PROBLEM DESCRIPTION -> Can the data below be echoed back word for word?

STORED ROWS ->
━━━

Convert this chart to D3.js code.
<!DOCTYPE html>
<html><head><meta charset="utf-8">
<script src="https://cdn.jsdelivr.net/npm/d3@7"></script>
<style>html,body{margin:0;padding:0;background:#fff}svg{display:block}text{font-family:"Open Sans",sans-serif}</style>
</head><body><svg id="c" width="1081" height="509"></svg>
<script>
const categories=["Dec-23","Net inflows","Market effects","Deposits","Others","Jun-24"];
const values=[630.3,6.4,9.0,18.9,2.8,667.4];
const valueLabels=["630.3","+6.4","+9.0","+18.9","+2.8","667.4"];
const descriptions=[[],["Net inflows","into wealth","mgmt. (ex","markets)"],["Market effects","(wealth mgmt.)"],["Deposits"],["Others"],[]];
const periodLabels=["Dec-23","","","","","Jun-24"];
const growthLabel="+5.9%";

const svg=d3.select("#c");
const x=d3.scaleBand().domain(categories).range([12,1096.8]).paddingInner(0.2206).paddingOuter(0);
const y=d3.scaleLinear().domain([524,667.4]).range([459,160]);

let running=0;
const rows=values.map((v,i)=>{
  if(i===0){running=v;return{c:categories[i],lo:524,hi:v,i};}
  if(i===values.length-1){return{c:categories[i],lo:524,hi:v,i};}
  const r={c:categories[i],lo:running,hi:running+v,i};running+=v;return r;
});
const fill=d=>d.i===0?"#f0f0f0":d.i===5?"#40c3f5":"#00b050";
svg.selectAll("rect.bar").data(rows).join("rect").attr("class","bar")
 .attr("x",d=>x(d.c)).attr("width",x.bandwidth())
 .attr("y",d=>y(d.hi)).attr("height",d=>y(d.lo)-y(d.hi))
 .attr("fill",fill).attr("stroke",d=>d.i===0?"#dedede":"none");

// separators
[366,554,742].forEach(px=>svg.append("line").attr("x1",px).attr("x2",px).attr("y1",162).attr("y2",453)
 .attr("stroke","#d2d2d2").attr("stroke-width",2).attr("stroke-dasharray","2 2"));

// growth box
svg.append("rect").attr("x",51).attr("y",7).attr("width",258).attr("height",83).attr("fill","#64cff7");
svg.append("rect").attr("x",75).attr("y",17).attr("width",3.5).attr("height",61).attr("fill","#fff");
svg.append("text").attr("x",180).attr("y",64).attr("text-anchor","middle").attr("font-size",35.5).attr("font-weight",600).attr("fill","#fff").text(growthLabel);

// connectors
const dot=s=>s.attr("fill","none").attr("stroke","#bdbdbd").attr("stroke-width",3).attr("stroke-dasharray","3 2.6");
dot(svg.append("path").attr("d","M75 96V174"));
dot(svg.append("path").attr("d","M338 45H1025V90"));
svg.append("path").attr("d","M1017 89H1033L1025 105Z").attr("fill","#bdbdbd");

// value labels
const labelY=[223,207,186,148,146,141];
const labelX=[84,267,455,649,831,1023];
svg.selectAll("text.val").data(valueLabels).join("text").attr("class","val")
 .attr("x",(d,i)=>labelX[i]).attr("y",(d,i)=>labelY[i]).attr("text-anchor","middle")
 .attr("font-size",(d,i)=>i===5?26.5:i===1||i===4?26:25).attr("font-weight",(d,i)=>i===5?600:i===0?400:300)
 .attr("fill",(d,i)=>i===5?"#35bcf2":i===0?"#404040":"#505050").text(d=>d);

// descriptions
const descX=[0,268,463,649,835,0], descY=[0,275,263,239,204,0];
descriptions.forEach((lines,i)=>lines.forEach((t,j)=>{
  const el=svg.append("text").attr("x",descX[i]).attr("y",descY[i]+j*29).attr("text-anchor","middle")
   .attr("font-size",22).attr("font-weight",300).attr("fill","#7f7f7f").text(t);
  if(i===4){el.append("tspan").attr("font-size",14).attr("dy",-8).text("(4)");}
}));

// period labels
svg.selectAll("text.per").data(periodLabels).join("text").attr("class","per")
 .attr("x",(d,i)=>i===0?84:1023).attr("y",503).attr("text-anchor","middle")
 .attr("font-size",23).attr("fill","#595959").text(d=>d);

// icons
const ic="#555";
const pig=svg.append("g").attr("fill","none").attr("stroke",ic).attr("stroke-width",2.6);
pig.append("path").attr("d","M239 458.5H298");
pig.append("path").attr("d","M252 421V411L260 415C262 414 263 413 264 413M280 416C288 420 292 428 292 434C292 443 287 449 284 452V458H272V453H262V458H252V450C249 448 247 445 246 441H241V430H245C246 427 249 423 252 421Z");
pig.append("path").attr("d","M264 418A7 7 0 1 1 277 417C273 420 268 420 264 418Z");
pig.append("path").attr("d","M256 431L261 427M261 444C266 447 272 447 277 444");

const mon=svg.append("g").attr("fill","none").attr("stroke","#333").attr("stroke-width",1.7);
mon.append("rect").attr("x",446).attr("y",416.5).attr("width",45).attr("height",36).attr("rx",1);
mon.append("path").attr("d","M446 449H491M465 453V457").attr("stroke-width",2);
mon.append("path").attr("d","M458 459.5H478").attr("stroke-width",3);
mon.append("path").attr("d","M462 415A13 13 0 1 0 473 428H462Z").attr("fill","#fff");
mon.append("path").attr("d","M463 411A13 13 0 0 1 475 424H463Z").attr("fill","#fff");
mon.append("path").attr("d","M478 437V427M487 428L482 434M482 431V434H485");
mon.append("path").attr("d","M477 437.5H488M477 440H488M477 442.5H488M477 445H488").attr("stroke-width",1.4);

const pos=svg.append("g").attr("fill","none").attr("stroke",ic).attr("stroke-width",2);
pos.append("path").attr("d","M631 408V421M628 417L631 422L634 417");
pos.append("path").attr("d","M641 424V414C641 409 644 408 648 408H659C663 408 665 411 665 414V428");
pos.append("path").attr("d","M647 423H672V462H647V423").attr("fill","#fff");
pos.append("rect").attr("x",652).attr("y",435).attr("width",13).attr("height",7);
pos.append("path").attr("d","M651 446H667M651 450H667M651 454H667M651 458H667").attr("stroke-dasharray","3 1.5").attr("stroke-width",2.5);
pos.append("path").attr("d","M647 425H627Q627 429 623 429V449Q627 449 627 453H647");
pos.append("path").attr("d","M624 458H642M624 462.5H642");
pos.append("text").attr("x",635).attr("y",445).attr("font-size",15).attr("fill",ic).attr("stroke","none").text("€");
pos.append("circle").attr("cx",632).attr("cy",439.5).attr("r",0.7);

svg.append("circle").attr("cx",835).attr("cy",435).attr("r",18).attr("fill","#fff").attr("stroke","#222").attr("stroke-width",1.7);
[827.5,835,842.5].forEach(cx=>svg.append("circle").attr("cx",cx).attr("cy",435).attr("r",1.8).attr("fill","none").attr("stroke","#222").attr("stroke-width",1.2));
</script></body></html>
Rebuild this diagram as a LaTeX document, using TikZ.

━━━

THE RESULT ->
Convert this chart to D3.js code.
<!DOCTYPE html>
<html><head><meta charset="utf-8">
<script src="https://cdn.jsdelivr.net/npm/d3@7"></script>
<style>html,body{margin:0;padding:0;background:#fff}svg{display:block}text{font-family:"Open Sans",sans-serif}</style>
</head><body><svg id="c" width="1081" height="509"></svg>
<script>
const categories=["Dec-23","Net inflows","Market effects","Deposits","Others","Jun-24"];
const values=[630.3,6.4,9.0,18.9,2.8,667.4];
const valueLabels=["630.3","+6.4","+9.0","+18.9","+2.8","667.4"];
const descriptions=[[],["Net inflows","into wealth","mgmt. (ex","markets)"],["Market effects","(wealth mgmt.)"],["Deposits"],["Others"],[]];
const periodLabels=["Dec-23","","","","","Jun-24"];
const growthLabel="+5.9%";

const svg=d3.select("#c");
const x=d3.scaleBand().domain(categories).range([12,1096.8]).paddingInner(0.2206).paddingOuter(0);
const y=d3.scaleLinear().domain([524,667.4]).range([459,160]);

let running=0;
const rows=values.map((v,i)=>{
  if(i===0){running=v;return{c:categories[i],lo:524,hi:v,i};}
  if(i===values.length-1){return{c:categories[i],lo:524,hi:v,i};}
  const r={c:categories[i],lo:running,hi:running+v,i};running+=v;return r;
});
const fill=d=>d.i===0?"#f0f0f0":d.i===5?"#40c3f5":"#00b050";
svg.selectAll("rect.bar").data(rows).join("rect").attr("class","bar")
 .attr("x",d=>x(d.c)).attr("width",x.bandwidth())
 .attr("y",d=>y(d.hi)).attr("height",d=>y(d.lo)-y(d.hi))
 .attr("fill",fill).attr("stroke",d=>d.i===0?"#dedede":"none");

// separators
[366,554,742].forEach(px=>svg.append("line").attr("x1",px).attr("x2",px).attr("y1",162).attr("y2",453)
 .attr("stroke","#d2d2d2").attr("stroke-width",2).attr("stroke-dasharray","2 2"));

// growth box
svg.append("rect").attr("x",51).attr("y",7).attr("width",258).attr("height",83).attr("fill","#64cff7");
svg.append("rect").attr("x",75).attr("y",17).attr("width",3.5).attr("height",61).attr("fill","#fff");
svg.append("text").attr("x",180).attr("y",64).attr("text-anchor","middle").attr("font-size",35.5).attr("font-weight",600).attr("fill","#fff").text(growthLabel);

// connectors
const dot=s=>s.attr("fill","none").attr("stroke","#bdbdbd").attr("stroke-width",3).attr("stroke-dasharray","3 2.6");
dot(svg.append("path").attr("d","M75 96V174"));
dot(svg.append("path").attr("d","M338 45H1025V90"));
svg.append("path").attr("d","M1017 89H1033L1025 105Z").attr("fill","#bdbdbd");

// value labels
const labelY=[223,207,186,148,146,141];
const labelX=[84,267,455,649,831,1023];
svg.selectAll("text.val").data(valueLabels).join("text").attr("class","val")
 .attr("x",(d,i)=>labelX[i]).attr("y",(d,i)=>labelY[i]).attr("text-anchor","middle")
 .attr("font-size",(d,i)=>i===5?26.5:i===1||i===4?26:25).attr("font-weight",(d,i)=>i===5?600:i===0?400:300)
 .attr("fill",(d,i)=>i===5?"#35bcf2":i===0?"#404040":"#505050").text(d=>d);

// descriptions
const descX=[0,268,463,649,835,0], descY=[0,275,263,239,204,0];
descriptions.forEach((lines,i)=>lines.forEach((t,j)=>{
  const el=svg.append("text").attr("x",descX[i]).attr("y",descY[i]+j*29).attr("text-anchor","middle")
   .attr("font-size",22).attr("font-weight",300).attr("fill","#7f7f7f").text(t);
  if(i===4){el.append("tspan").attr("font-size",14).attr("dy",-8).text("(4)");}
}));

// period labels
svg.selectAll("text.per").data(periodLabels).join("text").attr("class","per")
 .attr("x",(d,i)=>i===0?84:1023).attr("y",503).attr("text-anchor","middle")
 .attr("font-size",23).attr("fill","#595959").text(d=>d);

// icons
const ic="#555";
const pig=svg.append("g").attr("fill","none").attr("stroke",ic).attr("stroke-width",2.6);
pig.append("path").attr("d","M239 458.5H298");
pig.append("path").attr("d","M252 421V411L260 415C262 414 263 413 264 413M280 416C288 420 292 428 292 434C292 443 287 449 284 452V458H272V453H262V458H252V450C249 448 247 445 246 441H241V430H245C246 427 249 423 252 421Z");
pig.append("path").attr("d","M264 418A7 7 0 1 1 277 417C273 420 268 420 264 418Z");
pig.append("path").attr("d","M256 431L261 427M261 444C266 447 272 447 277 444");

const mon=svg.append("g").attr("fill","none").attr("stroke","#333").attr("stroke-width",1.7);
mon.append("rect").attr("x",446).attr("y",416.5).attr("width",45).attr("height",36).attr("rx",1);
mon.append("path").attr("d","M446 449H491M465 453V457").attr("stroke-width",2);
mon.append("path").attr("d","M458 459.5H478").attr("stroke-width",3);
mon.append("path").attr("d","M462 415A13 13 0 1 0 473 428H462Z").attr("fill","#fff");
mon.append("path").attr("d","M463 411A13 13 0 0 1 475 424H463Z").attr("fill","#fff");
mon.append("path").attr("d","M478 437V427M487 428L482 434M482 431V434H485");
mon.append("path").attr("d","M477 437.5H488M477 440H488M477 442.5H488M477 445H488").attr("stroke-width",1.4);

const pos=svg.append("g").attr("fill","none").attr("stroke",ic).attr("stroke-width",2);
pos.append("path").attr("d","M631 408V421M628 417L631 422L634 417");
pos.append("path").attr("d","M641 424V414C641 409 644 408 648 408H659C663 408 665 411 665 414V428");
pos.append("path").attr("d","M647 423H672V462H647V423").attr("fill","#fff");
pos.append("rect").attr("x",652).attr("y",435).attr("width",13).attr("height",7);
pos.append("path").attr("d","M651 446H667M651 450H667M651 454H667M651 458H667").attr("stroke-dasharray","3 1.5").attr("stroke-width",2.5);
pos.append("path").attr("d","M647 425H627Q627 429 623 429V449Q627 449 627 453H647");
pos.append("path").attr("d","M624 458H642M624 462.5H642");
pos.append("text").attr("x",635).attr("y",445).attr("font-size",15).attr("fill",ic).attr("stroke","none").text("€");
pos.append("circle").attr("cx",632).attr("cy",439.5).attr("r",0.7);

svg.append("circle").attr("cx",835).attr("cy",435).attr("r",18).attr("fill","#fff").attr("stroke","#222").attr("stroke-width",1.7);
[827.5,835,842.5].forEach(cx=>svg.append("circle").attr("cx",cx).attr("cy",435).attr("r",1.8).attr("fill","none").attr("stroke","#222").attr("stroke-width",1.2));
</script></body></html>
Rebuild this diagram as a LaTeX document, using TikZ.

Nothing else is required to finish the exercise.